My goodness Logan was a beautiful baby! You know, some babies come out looking like they’ve been through a rough delivery. Not Logan! He was perfect. Perfect to me. I remember my dad saying, “Look at his toes and fingers! He must have been squished in there.” I thought nothing of that.
He failed his first hearing test, but the nurse assured me that was normal. He was a little jaundice so we kept him under a special light. It took him an hour to drink one bottle, and then he would projectile vomit the entire thing. All normal, right? Honestly, thinking back on it I will never really know. As a 24 year old new mom all I wanted was sleep. I was exhausted, and my beautiful baby would not sleep. I don’t think he slept for three months (or at least that’s what it felt like). I would put him down and he would scream. I would rock him for hours and I would fall asleep with him in my arms. Drive him in the car, you say? Oh no, he would scream bloody murder if you put him in the car seat. I remember how painful it was just to go to the store with this sweet, beautiful, demon child.

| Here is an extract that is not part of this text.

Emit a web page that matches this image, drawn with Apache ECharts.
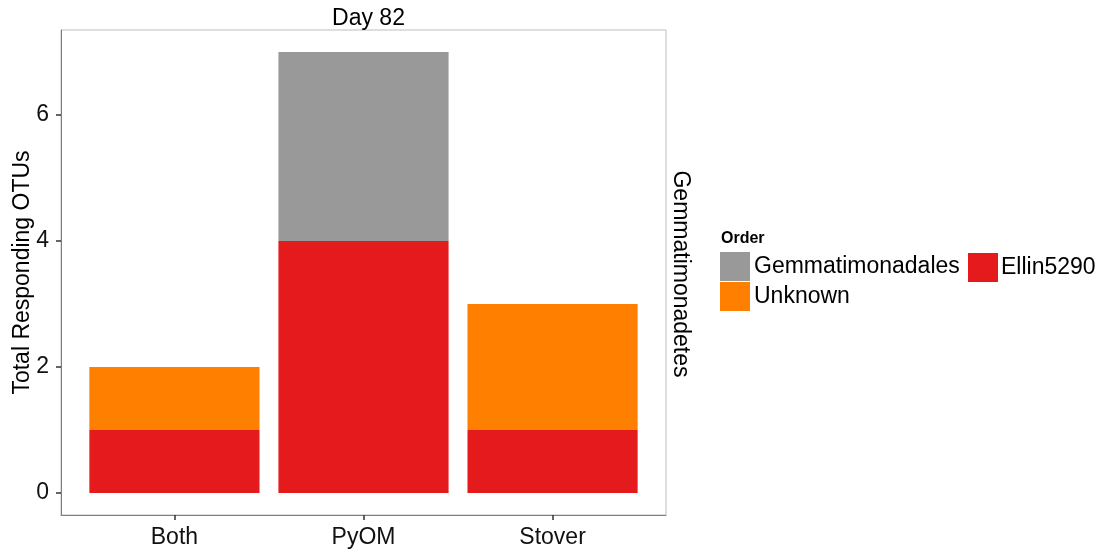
<!DOCTYPE html>
<html>
<head>
<meta charset="utf-8">
<script src="https://cdn.jsdelivr.net/npm/echarts@6/dist/echarts.min.js"></script>
<style>
  html, body { margin: 0; padding: 0; background: #fff; }
  #chart { width: 1104px; height: 552px; }
</style>
</head>
<body>
<div id="chart"></div>
<script>
// Responding OTUs per treatment, stacked by order
const categories = ['Both', 'PyOM', 'Stover'];
const ellin5290 = [1, 4, 1];
const unknown = [1, 0, 2];
const gemmatimonadales = [0, 3, 0];
const yTicks = [0, 2, 4, 6];

const FONT = 'Liberation Sans';
const FS = 23;
const grid = { left: 61, top: 30, width: 605, height: 485 };
const xMin = 0.4, xMax = 3.6;
const barWidth = 0.9 * grid.width / (xMax - xMin);

// value first, position second, so the stack runs along the value
function pts(values) {
  return values.map((v, i) => [v, i + 1]);
}

const chart = echarts.init(document.getElementById('chart'));
chart.setOption({
  animation: false,
  backgroundColor: '#ffffff',
  title: {
    text: 'Day 82',
    left: grid.left + grid.width / 2,
    textAlign: 'center',
    top: 2,
    textStyle: { fontFamily: FONT, fontSize: FS, fontWeight: 'normal', color: '#000' }
  },
  grid: Object.assign({
    show: true, borderColor: '#bdbdbd', borderWidth: 1, backgroundColor: '#fff',
    containLabel: false, outerBoundsMode: 'none'
  }, grid),
  xAxis: {
    type: 'value',
    min: xMin,
    max: xMax,
    splitLine: { show: false },
    axisLine: { show: true, onZero: false, lineStyle: { color: '#7f7f7f', width: 1 } },
    axisTick: { show: true, customValues: [1, 2, 3], length: 5, lineStyle: { color: '#333', width: 1.5 } },
    axisLabel: {
      customValues: [1, 2, 3],
      formatter: v => categories[Math.round(v) - 1],
      fontFamily: FONT, fontSize: FS, color: '#111', margin: 11
    }
  },
  yAxis: {
    type: 'value',
    min: -0.35,
    max: 7.35,
    name: 'Total Responding OTUs',
    nameLocation: 'middle',
    nameGap: 27,
    nameMoveOverlap: false,
    nameTextStyle: { fontFamily: FONT, fontSize: FS, color: '#000' },
    splitLine: { show: false },
    axisLine: { show: true, onZero: false, lineStyle: { color: '#7f7f7f', width: 1 } },
    axisTick: { show: true, customValues: yTicks, length: 5, lineStyle: { color: '#333', width: 1.5 } },
    axisLabel: {
      customValues: yTicks,
      fontFamily: FONT, fontSize: FS, color: '#111', margin: 12
    }
  },
  legend: [
    {
      data: ['Gemmatimonadales', 'Unknown'],
      orient: 'vertical',
      left: 720, top: 252,
      itemWidth: 30, itemHeight: 29, itemGap: 1,
      icon: 'rect',
      textStyle: { fontFamily: FONT, fontSize: FS, color: '#000', padding: [3, 0, 0, -1] },
      padding: 0
    },
    {
      data: ['Ellin5290'],
      orient: 'vertical',
      left: 968, top: 253,
      itemWidth: 30, itemHeight: 29,
      icon: 'rect',
      textStyle: { fontFamily: FONT, fontSize: FS, color: '#000', padding: [2, 0, 0, -2] },
      padding: 0
    }
  ],
  graphic: [
    {
      type: 'text',
      left: 721, top: 231,
      style: { text: 'Order', fontFamily: FONT, fontSize: 16, fontWeight: 'bold', fill: '#000' }
    },
    {
      type: 'text',
      x: 669, y: 274,
      rotation: -Math.PI / 2,
      style: { text: 'Gemmatimonadetes', fontFamily: FONT, fontSize: FS, fill: '#000', align: 'center', verticalAlign: 'bottom' }
    }
  ],
  series: [
    { name: 'Ellin5290', type: 'bar', stack: 'total', data: pts(ellin5290), encode: { x: 1, y: 0 }, barWidth: barWidth, itemStyle: { color: '#E41A1C' } },
    { name: 'Unknown', type: 'bar', stack: 'total', data: pts(unknown), encode: { x: 1, y: 0 }, barWidth: barWidth, itemStyle: { color: '#FF7F00' } },
    { name: 'Gemmatimonadales', type: 'bar', stack: 'total', data: pts(gemmatimonadales), encode: { x: 1, y: 0 }, barWidth: barWidth, itemStyle: { color: '#999999' } }
  ]
});
</script>
</body>
</html>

I cried. A lot. What was I doing wrong? Why won’t he sleep? I remember calling my mother and crying because I was so tired. I am very lucky that my parents live so close because she was at my house 15 minutes later taking my kids to her house. I think I slept for 30 minutes. That’s it-just 30 minutes. Then I got in my car and went to my parents house. Why on earth would I not sleep longer? Of course it’s because I missed my kids! (Please note, I learned my lesson with the second baby).
This continued for months. One day my mother came over and Logan wasn’t sleeping. She walked over to his bassinet and put him on his belly. All the guidelines tell you not to do that. I may have panicked. Watched him sleep. But he slept, and inturn I could sleep.
Fast forward 18 years. Do you think we sleep well in our house? Most nights we do. Some nights we take melatonin. Some nights Logan just needs to talk at 3am. Some nights he gets up to watch a new Frozen short that came out at 3am. Would I like more sleep? Of course, but I wouldn’t change anything about Logan, because all of this makes him who he is.